Space.com: And what causes those outbursts?
Leonard: As a comet approaches the sun, you’ll get the ices sort of violently sublimating and boiling away. If there’s a pocket of material that’s suddenly released, which releases pressure, that could be enough to kind of pull the comet apart — they are very fragile objects. Comets have a really low density. The density of water is one gram per cubic centimeter, and the density of a comet is a third of that … so these are very fragile objects and any forces at all, be they gravitational or related to the volatile release from these ices blowing away, is enough to expose more material, and have that material boil away. This could be one cause for a brightening — for an outburst of the comet.
Another recent effect … is a phenomenon known as forward scattering. The comet was very close in angle to the sun and the sunlight shining through, or essentially backlighting, all the dust in the tail has been known to enable comets to brighten considerably by one, two or even three magnitudes. So, it can temporarily brighten for 12 or 24 hours.
Space.com: So we won’t see the comet again because of its escape velocity. Where do you think it’s going to go?

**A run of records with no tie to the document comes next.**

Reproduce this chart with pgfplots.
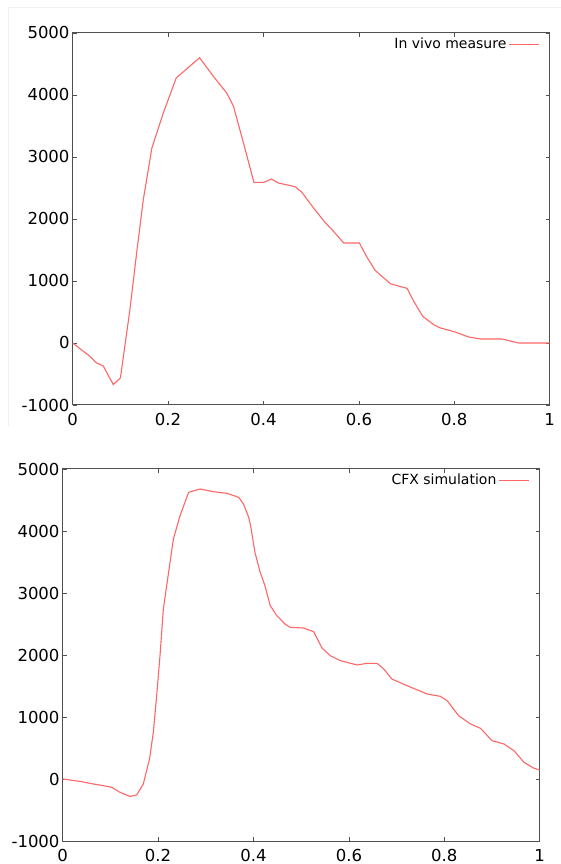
\documentclass[border=0pt]{standalone}
\usepackage{pgfplots}
\pgfplotsset{compat=1.18}
\usepackage{fontspec}
\setmainfont{DejaVu Sans}
\definecolor{curve}{RGB}{255,102,102}
\definecolor{frame}{RGB}{80,80,80}

\pgfplotsset{
  panel/.style={
    scale only axis,
    width=477pt, height=372pt,
    xmin=0, xmax=1, ymin=-1000, ymax=5000,
    xtick={0,0.2,...,1}, ytick={-1000,0,...,5000},
    xticklabels={0,0.2,0.4,0.6,0.8,1},
    scaled y ticks=false,
    /pgf/number format/assume math mode=true,
    /pgf/number format/1000 sep={},
    axis line style={frame, line width=1pt},
    major tick style={frame, line width=0.8pt},
    tick align=inside, major tick length=4pt,
    ticklabel style={font=\fontsize{16.5}{18}\selectfont, inner sep=0pt},
    yticklabel style={xshift=-3pt},
    xticklabel style={yshift=-8pt},
    legend style={draw=none, fill=none, at={(1,1)}, anchor=north east,
      xshift=-9pt, yshift=-2pt, inner sep=1pt,
      font=\fontsize{14}{16}\selectfont, legend cell align=right},
    legend plot pos=right,
    legend image code/.code={\draw[##1] (0pt,0pt) -- (30pt,0pt);},
  },
}

\begin{document}
\begin{tikzpicture}[x=1pt,y=1pt]
\path[use as bounding box] (0,0) rectangle (561,864);
\draw[black!6, line width=1pt] (8,438) -- (8,856) -- (561,856);

\begin{axis}[panel, at={(72.7pt,459pt)}, anchor=south west]
\addplot[curve, line width=1.1pt] coordinates {
(0,0) (0.036,-215) (0.05,-320) (0.064,-370) (0.085,-670) (0.10,-565)
(0.12,540) (0.134,1450) (0.148,2310) (0.166,3145) (0.19,3710) (0.217,4275)
(0.266,4600) (0.295,4300) (0.323,4030) (0.337,3820) (0.358,3225) (0.38,2590)
(0.40,2590) (0.417,2645) (0.431,2580) (0.456,2540) (0.467,2516) (0.48,2435)
(0.505,2177) (0.529,1945) (0.547,1800) (0.568,1613) (0.601,1613) (0.616,1397)
(0.634,1171) (0.666,956) (0.701,881) (0.715,671) (0.734,429) (0.757,295)
(0.771,242) (0.802,177) (0.830,97) (0.855,65) (0.90,65) (0.935,0) (1.0,0)
};
\addlegendentry{In vivo measure}
\end{axis}

\begin{axis}[panel, at={(62.7pt,23pt)}, anchor=south west]
\addplot[curve, line width=1.1pt] coordinates {
(0,0) (0.036,-38) (0.064,-80) (0.085,-107) (0.103,-134) (0.12,-215)
(0.141,-280) (0.155,-258) (0.169,-80) (0.182,322) (0.19,753) (0.197,1344)
(0.204,1990) (0.211,2742) (0.222,3333) (0.232,3870) (0.246,4247) (0.264,4624)
(0.288,4677) (0.316,4634) (0.344,4608) (0.369,4543) (0.379,4435) (0.39,4220)
(0.394,4086) (0.403,3656) (0.414,3333) (0.424,3118) (0.435,2796) (0.449,2634)
(0.466,2500) (0.477,2446) (0.505,2435) (0.526,2376) (0.544,2108) (0.561,1989)
(0.582,1909) (0.617,1839) (0.638,1866) (0.659,1866) (0.673,1774) (0.69,1613)
(0.722,1505) (0.764,1371) (0.792,1333) (0.806,1263) (0.830,1021) (0.855,887)
(0.876,817) (0.90,618) (0.925,565) (0.946,457) (0.967,269) (0.988,173) (1.0,145)
};
\addlegendentry{CFX simulation}
\end{axis}
\end{tikzpicture}
\end{document}
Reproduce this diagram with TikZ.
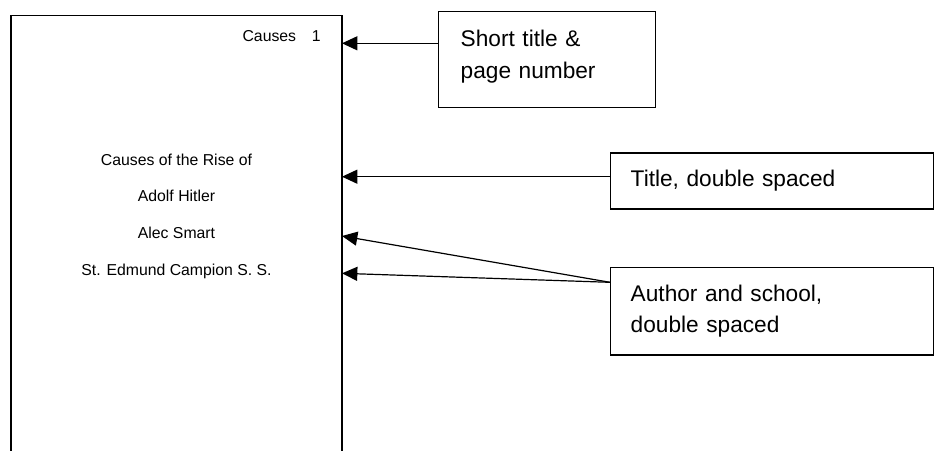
\documentclass[tikz,border=0pt]{standalone}
\usepackage{fontspec}
\setmainfont{Liberation Sans}
\usetikzlibrary{arrows.meta,calc}
\begin{document}
\begin{tikzpicture}[x=0.75pt,y=-0.75pt,
  pagetext/.style={anchor=base,inner sep=0pt,font=\fontsize{11.85}{14}\selectfont},
  label/.style={draw,line width=1.1pt,align=left,anchor=north west,inner ysep=0pt,
    font=\fontsize{17}{23.6}\selectfont},
  arr/.style={line width=0.9pt,-{Triangle[length=11.5pt,width=10.5pt]}}]
\useasboundingbox (0,0) rectangle (935,450);
% page outline
\draw[line width=1.2pt] (11,455) |- (342,15.5) -- (342,455);
% page texts
\node[pagetext,anchor=base east] (run) at (321,41.5) {Causes\quad 1};
\node[pagetext] (t1) at (176.5,165) {Causes of the Rise of};
\node[pagetext] (t2) at (176.5,201.7) {Adolf Hitler};
\node[pagetext] (t3) at (176.5,238.4) {Alec Smart};
\node[pagetext] (t4) at (176.5,275) {St. Edmund Campion S. S.};
% arrow targets on the page edge
\coordinate (p1) at (342,43.3);
\coordinate (p2) at (342,176.7);
\coordinate (p3) at (342,236);
\coordinate (p4) at (342,273.3);
% labels
\node[label,inner xsep=16.5pt,text width=129.75pt,minimum height=72pt,text depth=31.7pt] (b1) at (438,11)
  {Short title \&\\page number};
\node[label,inner xsep=15pt,text width=212pt,minimum height=42pt] (b2) at (610,152.3)
  {Title, double spaced};
\node[label,inner xsep=15pt,text width=212pt,minimum height=65.6pt] (b3) at (610,266.7)
  {Author and school,\\double spaced};
% connectors
\draw[arr] (b1.west |- p1) -- (p1);
\draw[arr] (b2.west |- p2) -- (p2);
\draw[arr] ($(b3.north west)+(0,15.6)$) -- (p3);
\draw[arr] ($(b3.north west)+(0,15.6)$) -- (p4);
\end{tikzpicture}
\end{document}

Leonard: I haven’t seen any projections as to which direction it’s flying off into our galaxy. It’ll be fun to see what potential star system it could bump into many, many years from now. Suffice it to say that this is the final visit [to our solar system]. But there still is an opportunity for folks that really want to see it. What I would recommend is to get away from the bright lights of your town or city, be armed with a pair of binoculars — the larger, the better — or a small telescope, if you have one. It’s really beyond naked-eye visibility at this point. … And, if you don’t see it, just know that we’ve had a wonderful cosmic visitor for this winter season.